Monday’s events also did little to induce optimism around the much-discussed MCG pitch ahead of this month’s Test match at the ground between Australia and New Zealand.
While Victoria and Queensland produced a thrilling finale at the ground last month, this latest result meant that eight of the last 10 Shield matches there have ended in draws.
The Melbourne Cricket Club had been put on notice two summers ago when the International Cricket Council rated the ‘G’s drop-in pitch for the Boxing Day Test as “poor”.
Last year’s Test wicket was rated “average” however the MCC has undertaken changes to the ground’s square in that time, replacing the concrete slab which housed the ground’s drop-in wickets with a more natural sand and gravel base, bringing the ‘G closer into line with Adelaide Oval and Perth’s Optus Stadium.
There is one more first-class match at the ‘G before Boxing Day with the Vics taking on Western Australia starting from Saturday in round six of the Shield.
Victorian captain Handscomb said it was unrealistic to expect the ‘G’s pitch to deteriorate and instead encouraged Page to leave more grass on the wicket in a bid to enliven a first-class match at the ground.

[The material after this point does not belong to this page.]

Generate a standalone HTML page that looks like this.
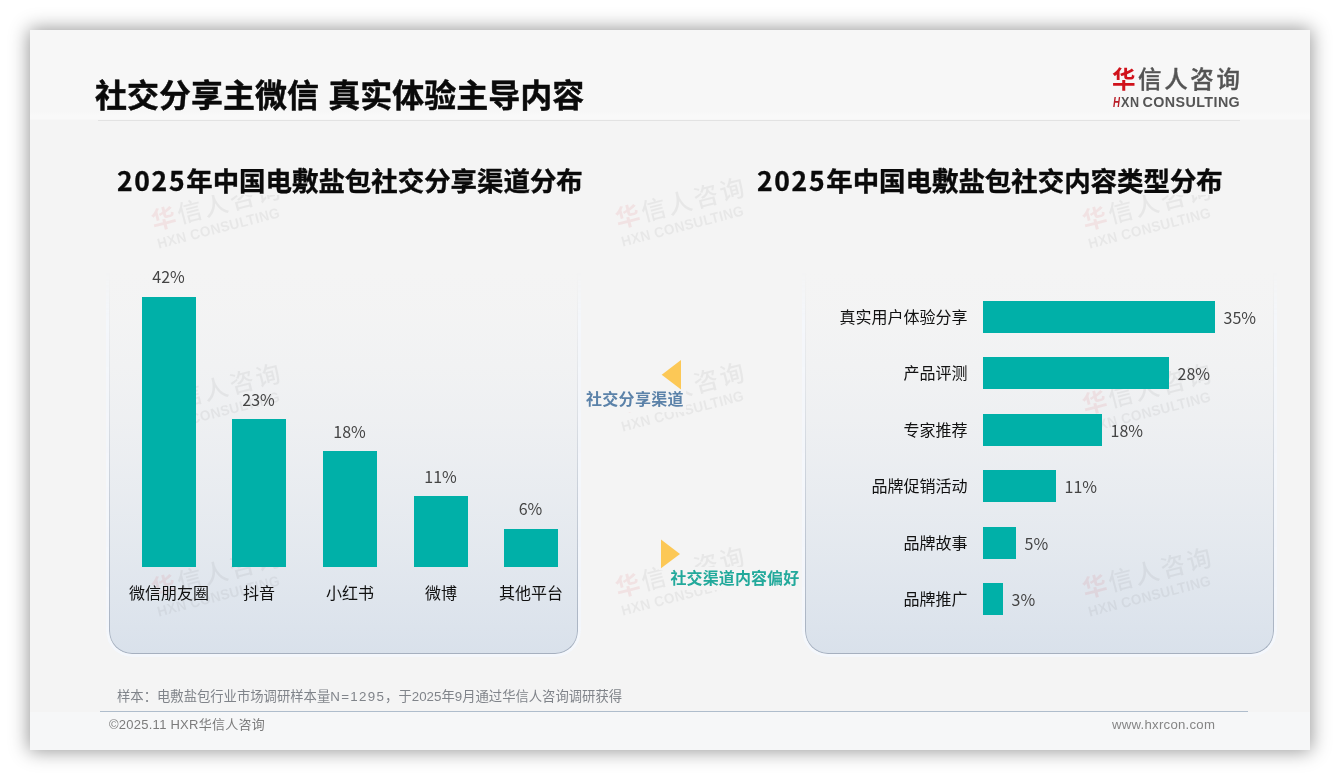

“It’s the MCG mate, it doesn’t deteriorate,” Handscomb said after the match on Monday, adding that the pitch hadn’t deteriorated enough “to really worry the batters too much.”
“[The] MCG pitch hasn’t deteriorated for 10 years. So I think we need to start making the game accelerate at the start of it, maybe make it a bit greener like it is in Hobart where the game accelerates at the start and then becomes a good batting wicket after that. But that’s up to the groundsman and see how they go,” he said.
“I don’t know, I’m not a groundsman. I don’t know how to make pitches. [But] I think if the game can accelerate at the start it would be ideal.”
Handscomb said he wasn’t sure if Glenn Maxwell would be available to take on WA in what would be the all-rounder’s return to professional cricket following a mental health-related break.
“I’m speaking to him a little bit, just seeing how he is. It’s in his control. It’s up to him and the people he’s working with,” Handscomb said of Maxwell.
Cricket Victoria says Australian white-ball captain Aaron Finch will be monitored after being substituted out of the game against the Blues with concussion, leaving him in doubt for the WA clash.